Berbeda dengan apa yang terjadi di Dusun Clawer, Desa Pengasih, Kecamatan Pengasih Kabupaten Kulon Progo ini, sekalipun lokasinya yang dekat dengan ibukota kecamatan dan berdampingan dengan Kota Wates namun masi menjadi daerah terisolir, yang diindikasikan dengan sarana dan prasarana yang sangat minim, belum adanya jalan masuk kampung serta angka buta aksara di dusun Clawer terhitung masi sangat tinggi. Dari 427 orang jumlah penduduk, yang pernah SD berjumlah 193 orang, SLTP dan SLTA =141 orang dan yang sedang dan sudah kuliah hanya 7(tujuh) orang, artinya bahwa ada 86 orang penduduk Clawer yang buta huruf total atau tidak pernah sekolah ( sensus penduduk dan monografi dukuh Clawer 2010) yang berhasil didata oleh mahasiswa KKN UST 2010 di Clawer.

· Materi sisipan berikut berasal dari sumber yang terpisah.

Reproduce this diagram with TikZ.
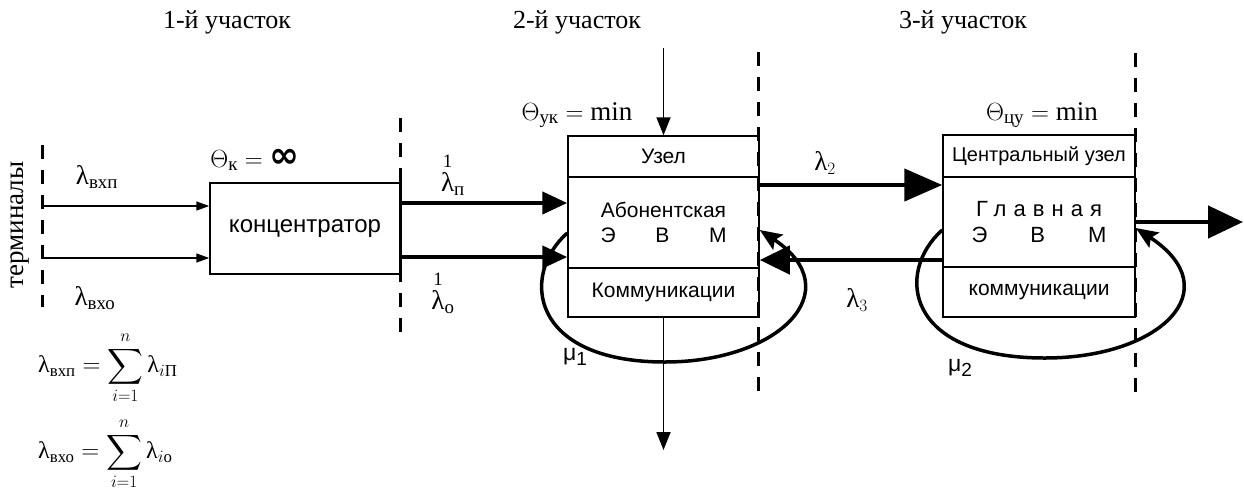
\documentclass[tikz,border=0pt]{standalone}
\usepackage{fontspec}
\usepackage{amsmath}
\setmainfont{Liberation Serif}
\newfontfamily\ar{Liberation Sans}
\newfontfamily\dv{DejaVu Sans}
\usetikzlibrary{arrows.meta}
\newcommand\lam{\text{λ}}
\begin{document}
\begin{tikzpicture}[x=1pt,y=-1pt,
  box/.style={draw,line width=1.5pt,inner sep=0pt,align=center,font=\ar\fontsize{21}{25}\selectfont},
  lab/.style={inner sep=0pt,font=\fontsize{27}{30}\selectfont},
  seclab/.style={inner sep=0pt,font=\fontsize{26}{30}\selectfont},
  sanslab/.style={inner sep=0pt,font=\ar\fontsize{23}{26}\selectfont},
  dashline/.style={line width=3pt,dash pattern=on 14pt off 11pt},
  thinarr/.style={line width=1.5pt,-{Triangle[length=13pt,width=9pt]}},
  vertarr/.style={line width=1.8pt,-{Triangle[length=18pt,width=14pt]}},
  thickarr/.style={line width=4.5pt,-{Triangle[length=25pt,width=22pt]}},
  bigarr/.style={line width=4.5pt,-{Triangle[length=38pt,width=32pt]}},
  looparr/.style={line width=3.5pt,-{Stealth[length=22pt,width=18pt,inset=4pt]}}]
\useasboundingbox (0,0) rectangle (1244,499);

% section labels
\node[seclab] (s1) at (227,22) {1-й участок};
\node[seclab] (s2) at (577,22) {2-й участок};
\node[seclab] (s3) at (963,22) {3-й участок};

% dashed boundaries
\draw[dashline] (42,145) -- (42,307);
\draw[dashline] (400,118) -- (400,343);
\draw[line width=3pt] (400,180) -- (400,280);
\draw[dashline] (758,52) -- (758,397);
\draw[dashline] (1135,53) -- (1135,397);

% boxes
\node[box,minimum width=190pt,minimum height=91pt,font=\ar\fontsize{24}{28}\selectfont] (conc) at (305,228.5) {концентратор};
\node[box,minimum width=191pt,minimum height=41pt] (uzel) at (663.5,156.5) {Узел};
\node[box,minimum width=191pt,minimum height=91pt] (abon) at (663.5,222.5)
  {Абонентская\\\makebox[126pt][s]{Э\hfill В\hfill М}};
\node[box,minimum width=191pt,minimum height=49pt] (komm) at (663.5,292.5) {Коммуникации};

\node[box,minimum width=192pt,minimum height=42pt,font=\ar\fontsize{20}{24}\selectfont] (cent) at (1039,156) {Центральный узел};
\node[box,minimum width=192pt,minimum height=90pt,font=\ar\fontsize{22}{26}\selectfont] (glav) at (1039,222)
  {{\addfontfeature{LetterSpace=32}Главная}\\\makebox[135pt][s]{Э\hfill В\hfill М}};
\node[box,minimum width=192pt,minimum height=50pt] (komm2) at (1039,292) {коммуникации};

% labels
\node[lab] (thk) at (255,160) {$\Theta_{\text{к}} = {}${\dv\bfseries\fontsize{36}{36}\selectfont ∞}};
\node[lab] (thuk) at (577,115) {$\Theta_{\text{ук}} = \text{min}$};
\node[lab] (thcu) at (1042,115) {$\Theta_{\text{цу}} = \text{min}$};
\node[lab] (lvxp) at (97,177) {$\lam_{\text{вхп}}$};
\node[lab] (lvxo) at (95,298) {$\lam_{\text{вхо}}$};
\node[lab,rotate=90] (term) at (20,225) {терминалы};
\node[lab] (lp) at (453,174) {$\overset{\text{1}}{\lam}{}_{\text{п}}$};
\node[lab] (lo) at (443,292) {$\overset{\text{1}}{\lam}{}_{\text{o}}$};
\node[lab] (l2) at (825,163) {$\lam_{2}$};
\node[lab] (l3) at (857,300) {$\lam_{3}$};
\node[sanslab] (m1) at (575,357) {μ\raisebox{-0.45ex}{\fontsize{19}{19}\selectfont 1}};
\node[sanslab] (m2) at (960,368) {μ\raisebox{-0.45ex}{\fontsize{19}{19}\selectfont 2}};

\node[lab,anchor=west,font=\fontsize{24}{28}\selectfont] (f1) at (38,368) {$\displaystyle \lam_{\text{вхп}} = \sum_{i=1}^{n}\lam_{i\text{П}}$};
\node[lab,anchor=west,font=\fontsize{24}{28}\selectfont] (f2) at (38,454) {$\displaystyle \lam_{\text{вхо}} = \sum_{i=1}^{n}\lam_{i\text{o}}$};

% connectors
\coordinate (t1) at (42,206);
\coordinate (t2) at (42,258);
\draw[thinarr] (t1) -- (conc.west |- t1);
\draw[thinarr] (t2) -- (conc.west |- t2);
\draw[thickarr] (conc.east |- 0,203) -- (abon.west |- 0,203);
\draw[thickarr] (conc.east |- 0,257) -- (abon.west |- 0,257);
\coordinate (topin) at (663.5,48);
\draw[vertarr] (topin) -- (uzel.north);
\coordinate (botout) at (663.5,450);
\draw[vertarr] (komm.south) -- (botout);
\draw[bigarr] (abon.east |- 0,185) -- (glav.west |- 0,185);
\draw[line width=4.5pt,-{Triangle[length=30pt,width=28pt]}] (glav.west |- 0,260) -- (abon.east |- 0,260);
\coordinate (out) at (1243,222);
\draw[line width=4.5pt,-{Triangle[length=35pt,width=32pt]}] (glav.east) -- (out);

\draw[looparr] (abon.west |- 0,233) .. controls (520,275) and (530,362) .. (665,362)
  .. controls (780,362) and (850,290) .. (abon.east |- 0,230);
\draw[looparr] (glav.west |- 0,230) .. controls (895,272) and (905,358) .. (1045,358)
  .. controls (1160,358) and (1230,290) .. (glav.east |- 0,228);
\end{tikzpicture}
\end{document}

Hal yang paling menarik dari dukuh ini adalah niat dan semangat masyarakat setempat untuk memberantas buta aksara secara total, yang kemudian terwadahi dalam SLB Lansia di mana murid-muridnya adalah para opa dan oma yang rata-rata berusia 40 tahun ke atas bahkan beberapa di antaranya sudah berusia 70-an tahun, dan tentu pula adalah model pengajaran yang diterapkannya menggunakan sistem among seperti yang diwariskan oleh Ki Hadjar Dewantara meskipun tenaga pendidikya hanya berjumlah dua orang yang bekerja secara ikhlas atau tanpa imbalan apapun, juga usia yang sangat muda dari murid-muridnya. Tingkat usia tidaklah menjadi suatu alasan bagi masyarakat setempat untuk terus belajar, bahkan mereka lebih semangat dibandingkan dengan anak-anak muda sekarang ini. Semangat dan niat para lansia pada SLB lansia yang bertujuan untuk pemberantasan buta aksara ini telah menjadikannya sebagai bentuk pendidikan alternative seperti yang dicanangkan oleh Ki Hadjar Dewantara. Degradasi semangat anak muda juga dikarenakan adanya pemahaman yang berbeda tentang orientasi pendidikan dari fungsi mencerdaskan beralih menjadi syarat formal untuk dapat bekerja di BUMN maupun swasta yang jika dicermati secara kritis semuanya juga adalah titipan kapaitalis asing maupun lokal.
Semangat belajar tanpa mengenal usia dari para lansia dukuh Clawer ini, kiranya menjadi perhatian dan model bagi kita semua khususnya para pemuda yang sudah terdegradasi semangat belajarnya.